Broken Python Packaging

Over the weekend I took some time to take a project at work and try to build a set of binary packages. My goal was to be able to untar a package into a virtualenv and it work correctly. This isn’t that different from distributing egg packages or a RPM, so I figured it would be pretty easy.

My first step was to determine all its requirements. To do this, I created a blank virtualenv and installed my app. I then used pip freeze to record all the eventual requirements. Again, my goal was to have a set of package like files that can be untarred (or something similar) that will install the files in the virtualenv correctly such that I don’t need to perform some sort of build (compile C extensions for example) or get other requirements.

Having my requirements in place, I then starting downloading their packages from our local cheeseshop using pip’s “–no-install” flag. Again, this was very convenient and felt promising.

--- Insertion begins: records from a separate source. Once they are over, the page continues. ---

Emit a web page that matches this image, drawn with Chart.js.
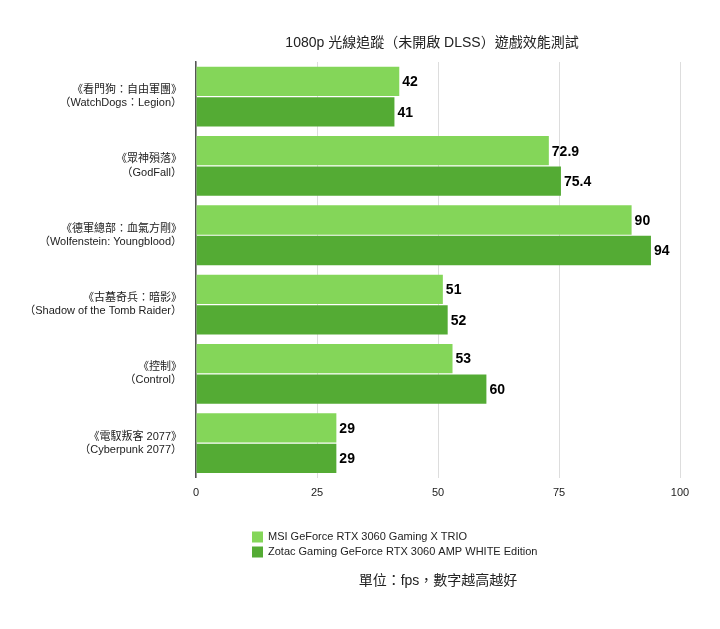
<!DOCTYPE html>
<html><head><meta charset="utf-8">
<script src="https://cdn.jsdelivr.net/npm/chart.js@4"></script>
<style>html,body{margin:0;background:#fff}#w{width:720px;height:629px}</style>
</head><body><div id="w"><canvas id="c"></canvas></div>
<script>
const categories = [
  ["《看門狗：自由軍團》","（WatchDogs：Legion）"],
  ["《眾神殞落》","（GodFall）"],
  ["《德軍總部：血氣方剛》","（Wolfenstein: Youngblood）"],
  ["《古墓奇兵：暗影》","（Shadow of the Tomb Raider）"],
  ["《控制》","（Control）"],
  ["《電馭叛客 2077》","（Cyberpunk 2077）"]
];
const msiValues = [42, 72.9, 90, 51, 53, 29];
const zotacValues = [41, 75.4, 94, 52, 60, 29];
const seriesNames = ["MSI GeForce RTX 3060 Gaming X TRIO","Zotac Gaming GeForce RTX 3060 AMP WHITE Edition"];
const xTicks = [0, 25, 50, 75, 100];
const titleText = '1080p 光線追蹤（未開啟 DLSS）遊戲效能測試';
const footerText = '單位：fps，數字越高越好';
const colors = ['#84d659','#54ab34'];

const FONT = "'Liberation Sans','Noto Sans CJK TC',sans-serif";
const extras = {
  id:'extras',
  afterDraw(chart){
    const ctx = chart.ctx, a = chart.chartArea;
    const cx = (a.left+a.right)/2;
    ctx.save();
    ctx.font = "bold 14px "+FONT;
    ctx.fillStyle = "#000";
    ctx.textBaseline = "middle";
    chart.data.datasets.forEach((ds,i)=>{
      chart.getDatasetMeta(i).data.forEach((bar,j)=>{
        ctx.fillText(String(ds.data[j]), bar.x+3, bar.y+1);
      });
    });
    ctx.fillStyle = "#222";
    ctx.textAlign = "center";
    ctx.font = "14px "+FONT;
    ctx.fillText(titleText, cx-6, 43);
    ctx.fillText(footerText, cx, 581);
    ctx.textAlign = "left";
    ctx.font = "11px "+FONT;
    seriesNames.forEach((n,i)=>{
      const y = 537 + i*15;
      ctx.fillStyle = colors[i];
      ctx.fillRect(252, y-5.5, 11, 11);
      ctx.fillStyle = "#222";
      ctx.fillText(n, 268, y);
    });
    ctx.restore();
  }
};
new Chart(document.getElementById('c'), {
  type:'bar',
  data:{labels:categories, datasets:[
    {label:seriesNames[0], data:msiValues, backgroundColor:colors[0]},
    {label:seriesNames[1], data:zotacValues, backgroundColor:colors[1]}
  ]},
  options:{
    indexAxis:'y', responsive:true, maintainAspectRatio:false, animation:false,
    categoryPercentage:0.88, barPercentage:0.96,
    layout:{padding:{left:4,right:40,top:62,bottom:120}},
    scales:{
      x:{min:0,max:100,afterBuildTicks(s){s.ticks=xTicks.map(v=>({value:v}));},
         grid:{color:'#dddddd',drawTicks:false}, border:{display:false},
         ticks:{color:'#222',font:{size:11,family:FONT},padding:9}},
      y:{grid:{display:false}, border:{color:'#555',width:1.5},
         afterFit(s){s.width=192;},
         ticks:{color:'#222',font:{size:11,family:FONT},padding:6}}
    },
    plugins:{legend:{display:false},title:{display:false},tooltip:{enabled:false}}
  },
  plugins:[extras]
});
</script></body></html>
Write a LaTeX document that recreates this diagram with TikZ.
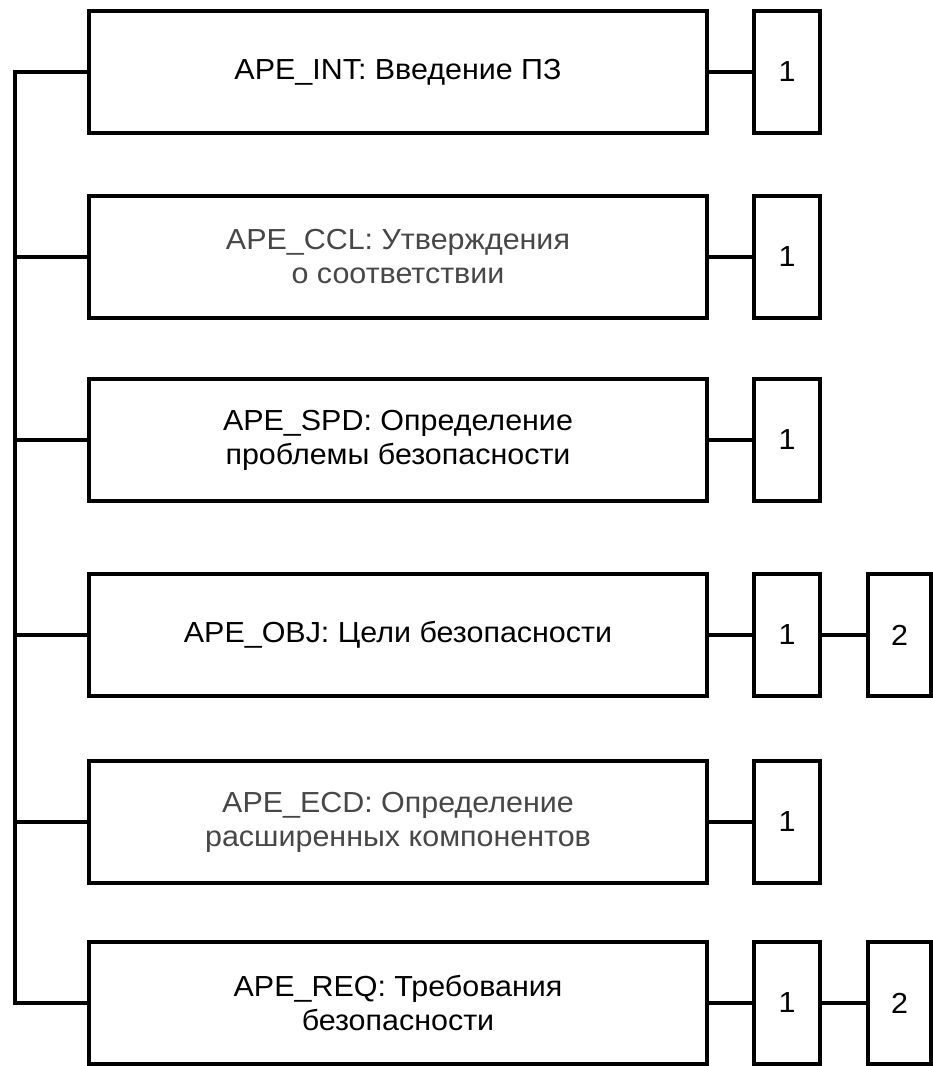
\documentclass[tikz,border=0pt]{standalone}
\usepackage{fontspec}
\setmainfont{Liberation Sans}[FakeStretch=1.05]
\begin{document}
\begin{tikzpicture}[x=1pt,y=-1pt,
  bigbox/.style={draw, line width=4pt, minimum width=618pt, minimum height=122pt, inner sep=0pt, align=center, font=\fontsize{29}{34}\selectfont},
  numbox/.style={draw, line width=4pt, minimum width=66pt, minimum height=122pt, inner sep=0pt, font=\fontsize{29}{34}\selectfont},
  numboxb/.style={numbox, minimum width=63pt},
  light/.style={text=black!72},
  conn/.style={line width=4pt}]
\useasboundingbox (0,0) rectangle (933,1066);
% main boxes
\node[bigbox] (b1) at (398,72) {APE\_INT: Введение ПЗ};
\node[bigbox,light] (b2) at (398,257) {APE\_CCL: Утверждения\\о соответствии};
\node[bigbox] (b3) at (398,440) {APE\_SPD: Определение\\проблемы безопасности};
\node[bigbox] (b4) at (398,635) {APE\_OBJ: Цели безопасности};
\node[bigbox,light] (b5) at (398,822) {APE\_ECD: Определение\\расширенных компонентов};
\node[bigbox] (b6) at (398,1003) {APE\_REQ: Требования\\безопасности};
% level boxes
\node[numbox] (n1) at (787,72) {1};
\node[numbox] (n2) at (787,257) {1};
\node[numbox] (n3) at (787,440) {1};
\node[numbox] (n4) at (787,635) {1};
\node[numbox] (n5) at (787,822) {1};
\node[numbox] (n6) at (787,1003) {1};
\node[numboxb] (m4) at (899.5,635) {2};
\node[numboxb] (m6) at (899.5,1003) {2};
% trunk
\coordinate (t1) at (15,72);
\coordinate (t6) at (15,1003);
\draw[conn] ([yshift=2pt]t1) -- ([yshift=-2pt]t6);
\foreach \i in {1,...,6} {
  \draw[conn] ([xshift=-2pt]t1 |- b\i.west) -- (b\i.west);
}
% right connectors
\foreach \i in {1,...,6} {
  \draw[conn] (b\i.east) -- (n\i.west);
}
\draw[conn] (n4.east) -- (m4.west);
\draw[conn] (n6.east) -- (m6.west);
\end{tikzpicture}
\end{document}
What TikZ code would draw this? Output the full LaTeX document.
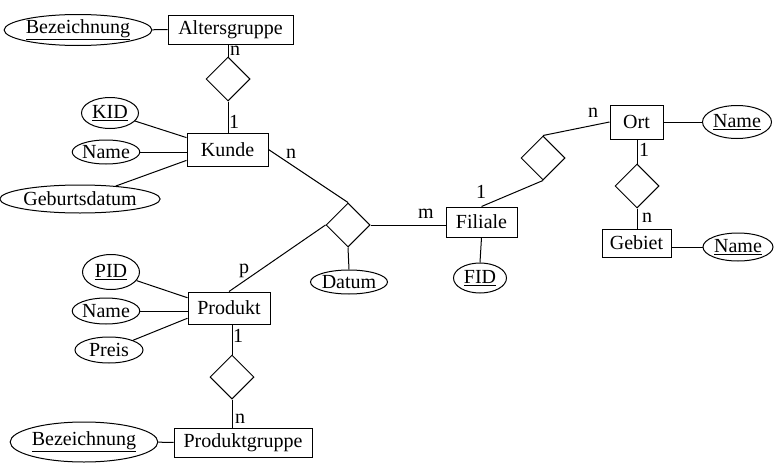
\documentclass[tikz,border=0pt]{standalone}
\usepackage{fontspec}
\setmainfont{Liberation Serif}
\usetikzlibrary{shapes.geometric,calc}
\begin{document}
\begin{tikzpicture}[x=1pt,y=-1pt,line width=1pt,
  font=\fontsize{20}{22}\selectfont,
  ent/.style={draw,rectangle,inner sep=0pt},
  attr/.style={draw,ellipse,inner sep=0pt},
  rel/.style={draw,diamond,inner sep=0pt,minimum width=44pt,minimum height=44pt},
  card/.style={anchor=base,inner sep=0pt}]
\useasboundingbox (0,0) rectangle (774,463);
% entities
\node[ent,minimum width=125pt,minimum height=29pt] (alt) at (230.5,29.5) {Altersgruppe};
\node[ent,minimum width=81pt,minimum height=33pt] (kunde) at (227.5,149.5) {Kunde};
\node[ent,minimum width=82pt,minimum height=32pt] (produkt) at (229,308) {Produkt};
\node[ent,minimum width=138pt,minimum height=29pt] (pgruppe) at (243,442.5) {Produktgruppe};
\node[ent,minimum width=71pt,minimum height=30pt] (filiale) at (481.5,222) {Filiale};
\node[ent,minimum width=53pt,minimum height=34pt] (ort) at (636.5,122) {Ort};
\node[ent,minimum width=69pt,minimum height=28pt] (gebiet) at (636.5,243) {Gebiet};
% attributes
\node[attr,minimum width=124pt,minimum height=31pt] (bez1) at (78,30) {\underline{Bezeichnung}};
\node[attr,minimum width=57pt,minimum height=31pt] (kid) at (110,113) {\underline{KID}};
\node[attr,minimum width=66pt,minimum height=24pt] (kname) at (106,152) {Name};
\node[attr,minimum width=145pt,minimum height=28pt] (geb) at (80,199) {Geburtsdatum};
\node[attr,minimum width=57pt,minimum height=35pt] (pid) at (111,272) {\underline{PID}};
\node[attr,minimum width=67pt,minimum height=26pt] (pname) at (106,311) {Name};
\node[attr,minimum width=68pt,minimum height=26pt] (preis) at (109,350) {Preis};
\node[attr,minimum width=123pt,minimum height=40pt] (bez2) at (84,442) {\underline{Bezeichnung}};
\node[attr,minimum width=72pt,minimum height=24pt] (datum) at (349,282) {Datum};
\node[attr,minimum width=53pt,minimum height=30pt] (fid) at (480,278) {\underline{FID}};
\node[attr,minimum width=69pt,minimum height=33pt] (oname) at (737,122) {\underline{Name}};
\node[attr,minimum width=70pt,minimum height=28pt] (gname) at (738,247) {\underline{Name}};
% relationships
\node[rel] (r1) at (228,79) {};
\node[rel] (r0) at (348,225) {};
\node[rel] (r2) at (543,158) {};
\node[rel] (r3) at (637,186) {};
\node[rel] (r4) at (232,377) {};
% connection points
\coordinate (k1) at ($(kunde.north west)!0.15!(kunde.south west)$);
\coordinate (k3) at ($(kunde.north west)!0.82!(kunde.south west)$);
\coordinate (p1) at ($(produkt.north west)!0.19!(produkt.south west)$);
\coordinate (p3) at ($(produkt.north west)!0.81!(produkt.south west)$);
% connectors
\draw (bez1) -- (alt);
\draw (alt.south -| r1.north) -- (r1.north);
\draw (r1.south) -- (kunde.north -| r1.south);
\draw (kid) -- (k1);
\draw (kname) -- (kunde.west |- kname);
\draw (geb) -- (k3);
\draw (kunde.east) -- (r0.north);
\draw (produkt.north) -- (r0.west);
\draw (r0.east) -- (filiale.west |- r0.east);
\draw (r0.south) -- (datum.north);
\draw (filiale.south) -- (fid.north);
\draw (filiale.north) -- (r2.south);
\draw (r2.north) -- (ort.west);
\draw (ort) -- (oname);
\draw (ort.south -| r3.north) -- (r3.north);
\draw (r3.south) -- (gebiet.north -| r3.south);
\draw (gebiet.east |- gname) -- (gname);
\draw (pid) -- (p1);
\draw (pname) -- (produkt.west |- pname);
\draw (preis) -- (p3);
\draw (produkt.south -| r4.north) -- (r4.north);
\draw (r4.south) -- (pgruppe.north -| r4.south);
\draw (bez2) -- (pgruppe);
% cardinalities
\node[card] (c1) at (235,55) {n};
\node[card] (c2) at (234,128) {1};
\node[card] (c3) at (291,158) {n};
\node[card] (c4) at (244,273) {p};
\node[card] (c5) at (426,218) {m};
\node[card] (c6) at (481,198) {1};
\node[card] (c7) at (593,117) {n};
\node[card] (c8) at (644,156) {1};
\node[card] (c9) at (647,222) {n};
\node[card] (c10) at (238,342) {1};
\node[card] (c11) at (240,423) {n};
\end{tikzpicture}
\end{document}
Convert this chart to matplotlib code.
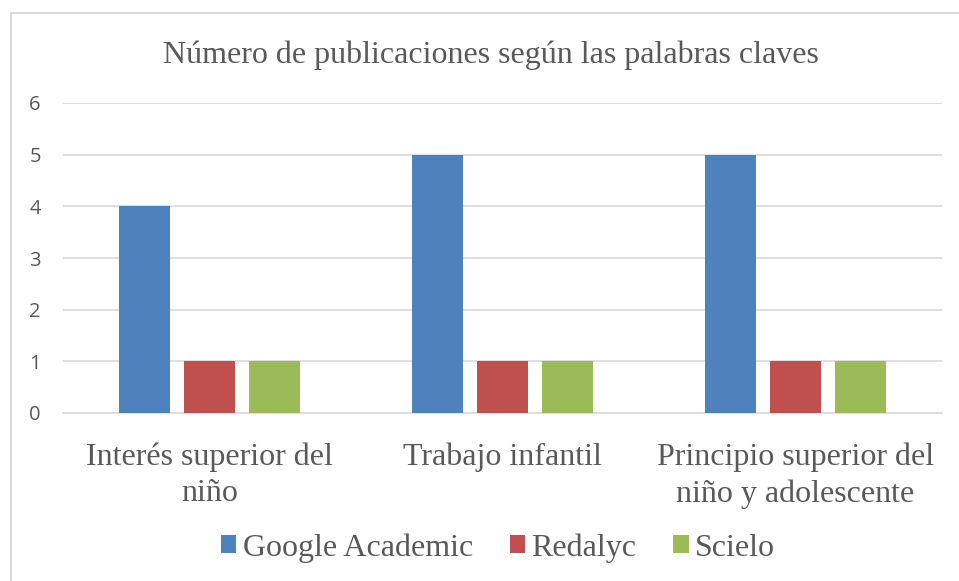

Once everything was downloaded, my script would then visit each package and try to build a binary package. I tried quite a few options here but none seemed to work correctly. The biggest problem was that each package had some inconsistencies that made using the same command for all of them fail. One package gave an odd character error when trying to create a tar.gz. Another didn’t recognize different bdist formats. Trying an RPM format on a whim was useless. Taking a step back I tried doing a “build” of each package and manually putting them together in a tar, but that was non-trivial and different per-package.

I’m going ahead and giving up for the time being as it is clear that Python packaging currently has a requirement to use source vs. pre-built packages. This is really too bad because often times distributing source and forcing your end-user system to have the necessary tools makes a package unusable. In my case it means that releasing a new deployment requires running the through the entire setuptools process for each package that gets installed. The benefit of avoiding this process is that you reduce the number of variables present when deploying. This makes a deployment much faster, which becomes more and more important in a distributed environment.

Hopefully with distutils2 and Python 3 the community can find some better solutions for packaging. I understand that the source based installation makes a lot of sense in development and even in many production environments, but that shouldn’t make a consistent binary package system impossible.